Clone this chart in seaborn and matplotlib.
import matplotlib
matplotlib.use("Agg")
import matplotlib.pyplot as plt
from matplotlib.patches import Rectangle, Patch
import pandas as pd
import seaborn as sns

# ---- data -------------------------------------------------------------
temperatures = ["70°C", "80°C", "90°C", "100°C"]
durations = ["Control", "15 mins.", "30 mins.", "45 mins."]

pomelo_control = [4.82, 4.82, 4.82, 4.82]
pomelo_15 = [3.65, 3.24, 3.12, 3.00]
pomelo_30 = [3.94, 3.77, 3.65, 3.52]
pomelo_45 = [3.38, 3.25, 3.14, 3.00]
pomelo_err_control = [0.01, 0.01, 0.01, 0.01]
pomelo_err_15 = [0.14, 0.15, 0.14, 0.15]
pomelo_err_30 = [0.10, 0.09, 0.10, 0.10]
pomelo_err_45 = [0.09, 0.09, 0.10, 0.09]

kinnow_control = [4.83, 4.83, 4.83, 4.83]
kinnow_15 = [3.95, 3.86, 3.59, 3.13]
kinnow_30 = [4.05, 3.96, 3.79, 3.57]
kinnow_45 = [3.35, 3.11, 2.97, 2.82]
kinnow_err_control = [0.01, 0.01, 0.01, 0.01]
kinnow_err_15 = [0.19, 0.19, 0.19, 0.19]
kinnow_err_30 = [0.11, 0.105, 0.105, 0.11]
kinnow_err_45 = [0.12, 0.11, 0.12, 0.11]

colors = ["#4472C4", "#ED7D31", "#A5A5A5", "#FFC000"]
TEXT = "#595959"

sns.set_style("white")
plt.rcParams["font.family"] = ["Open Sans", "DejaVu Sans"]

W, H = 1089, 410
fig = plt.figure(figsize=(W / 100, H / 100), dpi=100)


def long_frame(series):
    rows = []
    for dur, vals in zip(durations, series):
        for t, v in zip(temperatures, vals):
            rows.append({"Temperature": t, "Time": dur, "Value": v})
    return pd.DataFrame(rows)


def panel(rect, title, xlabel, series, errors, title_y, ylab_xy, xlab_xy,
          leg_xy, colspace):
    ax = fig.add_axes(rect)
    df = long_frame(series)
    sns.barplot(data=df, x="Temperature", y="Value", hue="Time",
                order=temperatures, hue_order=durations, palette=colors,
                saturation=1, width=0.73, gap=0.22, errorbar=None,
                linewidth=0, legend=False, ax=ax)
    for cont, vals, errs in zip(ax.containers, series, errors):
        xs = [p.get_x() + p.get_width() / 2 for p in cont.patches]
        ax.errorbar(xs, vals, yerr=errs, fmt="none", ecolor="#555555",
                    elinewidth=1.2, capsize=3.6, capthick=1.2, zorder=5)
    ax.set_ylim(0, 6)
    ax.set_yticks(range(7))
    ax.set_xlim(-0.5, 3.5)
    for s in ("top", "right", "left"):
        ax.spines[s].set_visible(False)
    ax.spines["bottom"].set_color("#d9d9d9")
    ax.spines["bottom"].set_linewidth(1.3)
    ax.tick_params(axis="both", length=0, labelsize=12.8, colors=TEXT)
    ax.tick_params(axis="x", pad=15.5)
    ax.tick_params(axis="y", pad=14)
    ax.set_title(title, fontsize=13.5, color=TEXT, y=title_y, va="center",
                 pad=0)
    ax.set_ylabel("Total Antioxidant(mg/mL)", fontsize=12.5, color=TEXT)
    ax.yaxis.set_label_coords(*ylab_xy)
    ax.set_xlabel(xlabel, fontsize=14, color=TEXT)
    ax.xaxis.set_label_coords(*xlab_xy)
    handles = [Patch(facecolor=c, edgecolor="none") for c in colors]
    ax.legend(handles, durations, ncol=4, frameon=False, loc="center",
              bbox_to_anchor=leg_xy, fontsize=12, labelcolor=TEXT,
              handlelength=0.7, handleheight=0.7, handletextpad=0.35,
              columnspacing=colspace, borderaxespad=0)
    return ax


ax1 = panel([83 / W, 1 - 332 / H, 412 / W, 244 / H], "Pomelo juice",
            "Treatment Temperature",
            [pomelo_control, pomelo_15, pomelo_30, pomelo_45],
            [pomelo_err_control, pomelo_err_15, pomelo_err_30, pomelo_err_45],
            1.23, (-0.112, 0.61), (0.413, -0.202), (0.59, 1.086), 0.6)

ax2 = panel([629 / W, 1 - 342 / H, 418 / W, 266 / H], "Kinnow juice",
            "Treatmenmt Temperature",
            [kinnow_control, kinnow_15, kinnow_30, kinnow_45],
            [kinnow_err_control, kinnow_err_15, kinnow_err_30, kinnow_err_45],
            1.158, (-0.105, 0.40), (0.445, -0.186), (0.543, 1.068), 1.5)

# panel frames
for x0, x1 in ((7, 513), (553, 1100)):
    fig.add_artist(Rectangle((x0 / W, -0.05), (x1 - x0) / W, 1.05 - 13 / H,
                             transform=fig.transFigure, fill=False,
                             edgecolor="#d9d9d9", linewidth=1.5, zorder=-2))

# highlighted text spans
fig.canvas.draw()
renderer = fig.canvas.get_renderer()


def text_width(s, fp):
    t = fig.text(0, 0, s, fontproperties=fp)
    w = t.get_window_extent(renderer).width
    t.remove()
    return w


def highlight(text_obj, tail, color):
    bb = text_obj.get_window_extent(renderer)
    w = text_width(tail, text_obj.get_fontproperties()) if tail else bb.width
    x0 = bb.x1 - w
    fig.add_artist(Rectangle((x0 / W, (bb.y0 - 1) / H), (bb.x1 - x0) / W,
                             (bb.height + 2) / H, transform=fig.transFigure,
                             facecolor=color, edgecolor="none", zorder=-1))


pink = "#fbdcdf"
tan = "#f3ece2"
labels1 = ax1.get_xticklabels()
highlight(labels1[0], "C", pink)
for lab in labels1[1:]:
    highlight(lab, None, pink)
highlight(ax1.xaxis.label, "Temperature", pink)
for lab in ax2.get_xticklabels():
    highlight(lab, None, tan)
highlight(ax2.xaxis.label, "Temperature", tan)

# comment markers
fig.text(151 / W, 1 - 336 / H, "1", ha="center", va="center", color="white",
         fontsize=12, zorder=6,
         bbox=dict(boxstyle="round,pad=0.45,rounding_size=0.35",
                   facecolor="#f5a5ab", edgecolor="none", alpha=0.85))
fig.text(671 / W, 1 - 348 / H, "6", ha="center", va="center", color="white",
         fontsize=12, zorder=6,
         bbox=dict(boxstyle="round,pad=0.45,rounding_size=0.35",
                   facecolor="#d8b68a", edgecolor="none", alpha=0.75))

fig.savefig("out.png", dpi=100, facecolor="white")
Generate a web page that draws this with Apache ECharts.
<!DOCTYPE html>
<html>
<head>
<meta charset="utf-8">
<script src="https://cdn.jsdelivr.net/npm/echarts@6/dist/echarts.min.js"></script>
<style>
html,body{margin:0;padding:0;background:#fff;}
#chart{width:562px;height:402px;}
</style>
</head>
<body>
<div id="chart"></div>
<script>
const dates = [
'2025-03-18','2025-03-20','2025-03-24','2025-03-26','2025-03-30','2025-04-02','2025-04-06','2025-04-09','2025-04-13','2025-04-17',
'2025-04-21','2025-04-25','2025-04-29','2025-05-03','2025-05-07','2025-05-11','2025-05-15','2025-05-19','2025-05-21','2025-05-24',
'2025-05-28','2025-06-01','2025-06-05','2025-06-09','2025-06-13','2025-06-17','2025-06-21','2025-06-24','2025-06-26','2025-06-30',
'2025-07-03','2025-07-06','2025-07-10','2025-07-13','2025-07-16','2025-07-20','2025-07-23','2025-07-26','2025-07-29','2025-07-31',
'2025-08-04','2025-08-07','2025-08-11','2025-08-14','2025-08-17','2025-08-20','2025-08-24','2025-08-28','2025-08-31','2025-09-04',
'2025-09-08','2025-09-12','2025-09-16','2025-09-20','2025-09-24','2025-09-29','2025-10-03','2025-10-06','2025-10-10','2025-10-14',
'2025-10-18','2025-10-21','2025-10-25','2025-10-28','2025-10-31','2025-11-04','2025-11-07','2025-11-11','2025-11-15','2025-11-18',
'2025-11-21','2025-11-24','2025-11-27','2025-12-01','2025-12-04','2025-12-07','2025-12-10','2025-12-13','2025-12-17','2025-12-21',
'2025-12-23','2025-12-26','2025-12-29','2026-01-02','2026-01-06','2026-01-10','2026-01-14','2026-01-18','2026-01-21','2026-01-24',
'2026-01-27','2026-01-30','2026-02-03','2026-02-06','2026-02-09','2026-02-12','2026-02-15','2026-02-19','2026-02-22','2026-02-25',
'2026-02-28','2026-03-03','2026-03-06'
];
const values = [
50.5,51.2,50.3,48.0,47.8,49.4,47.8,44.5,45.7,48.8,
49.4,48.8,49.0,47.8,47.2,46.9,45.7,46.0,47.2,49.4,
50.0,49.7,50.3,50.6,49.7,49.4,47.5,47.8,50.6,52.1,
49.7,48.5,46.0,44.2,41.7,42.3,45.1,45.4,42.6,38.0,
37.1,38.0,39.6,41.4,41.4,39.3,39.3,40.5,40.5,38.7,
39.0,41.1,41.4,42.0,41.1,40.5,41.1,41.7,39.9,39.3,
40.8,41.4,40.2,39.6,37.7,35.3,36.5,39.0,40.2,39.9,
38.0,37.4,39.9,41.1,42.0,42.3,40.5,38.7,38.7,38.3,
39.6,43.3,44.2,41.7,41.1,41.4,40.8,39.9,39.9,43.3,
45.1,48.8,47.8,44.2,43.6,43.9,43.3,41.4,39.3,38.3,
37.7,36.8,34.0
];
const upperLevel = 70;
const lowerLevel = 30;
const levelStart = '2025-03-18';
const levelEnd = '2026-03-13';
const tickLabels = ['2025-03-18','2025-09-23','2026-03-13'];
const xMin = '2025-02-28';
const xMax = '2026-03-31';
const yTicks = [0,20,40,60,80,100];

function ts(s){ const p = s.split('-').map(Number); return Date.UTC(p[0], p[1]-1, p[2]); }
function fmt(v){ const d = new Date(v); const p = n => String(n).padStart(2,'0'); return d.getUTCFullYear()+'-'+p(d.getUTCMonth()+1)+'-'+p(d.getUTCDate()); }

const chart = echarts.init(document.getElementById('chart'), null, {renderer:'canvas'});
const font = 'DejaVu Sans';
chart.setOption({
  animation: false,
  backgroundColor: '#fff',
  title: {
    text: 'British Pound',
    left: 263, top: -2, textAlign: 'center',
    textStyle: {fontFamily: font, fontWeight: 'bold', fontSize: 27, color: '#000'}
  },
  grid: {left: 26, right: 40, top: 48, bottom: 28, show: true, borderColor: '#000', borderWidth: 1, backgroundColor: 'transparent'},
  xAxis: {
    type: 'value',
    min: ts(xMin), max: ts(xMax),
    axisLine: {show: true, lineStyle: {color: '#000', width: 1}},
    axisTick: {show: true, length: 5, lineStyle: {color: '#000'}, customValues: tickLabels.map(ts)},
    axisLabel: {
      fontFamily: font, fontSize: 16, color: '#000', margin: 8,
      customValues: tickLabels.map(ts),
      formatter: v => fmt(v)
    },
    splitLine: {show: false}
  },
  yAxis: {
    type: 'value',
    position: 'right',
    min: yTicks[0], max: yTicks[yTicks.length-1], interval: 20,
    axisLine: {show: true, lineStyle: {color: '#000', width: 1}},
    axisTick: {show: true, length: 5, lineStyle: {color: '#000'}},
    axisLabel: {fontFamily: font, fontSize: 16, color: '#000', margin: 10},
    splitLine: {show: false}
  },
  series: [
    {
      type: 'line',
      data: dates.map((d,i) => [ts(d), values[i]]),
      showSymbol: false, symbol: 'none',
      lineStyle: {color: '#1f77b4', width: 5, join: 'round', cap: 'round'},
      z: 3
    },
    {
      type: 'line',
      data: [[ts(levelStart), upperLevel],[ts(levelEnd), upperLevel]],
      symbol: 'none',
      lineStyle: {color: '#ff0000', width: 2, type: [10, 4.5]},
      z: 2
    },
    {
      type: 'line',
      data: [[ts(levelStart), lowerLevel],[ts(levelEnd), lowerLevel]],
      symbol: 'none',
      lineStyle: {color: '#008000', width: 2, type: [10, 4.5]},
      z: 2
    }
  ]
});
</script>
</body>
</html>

****************

Give the number of lines in the data that contain "this", with no other words.

### THE RESULT:
2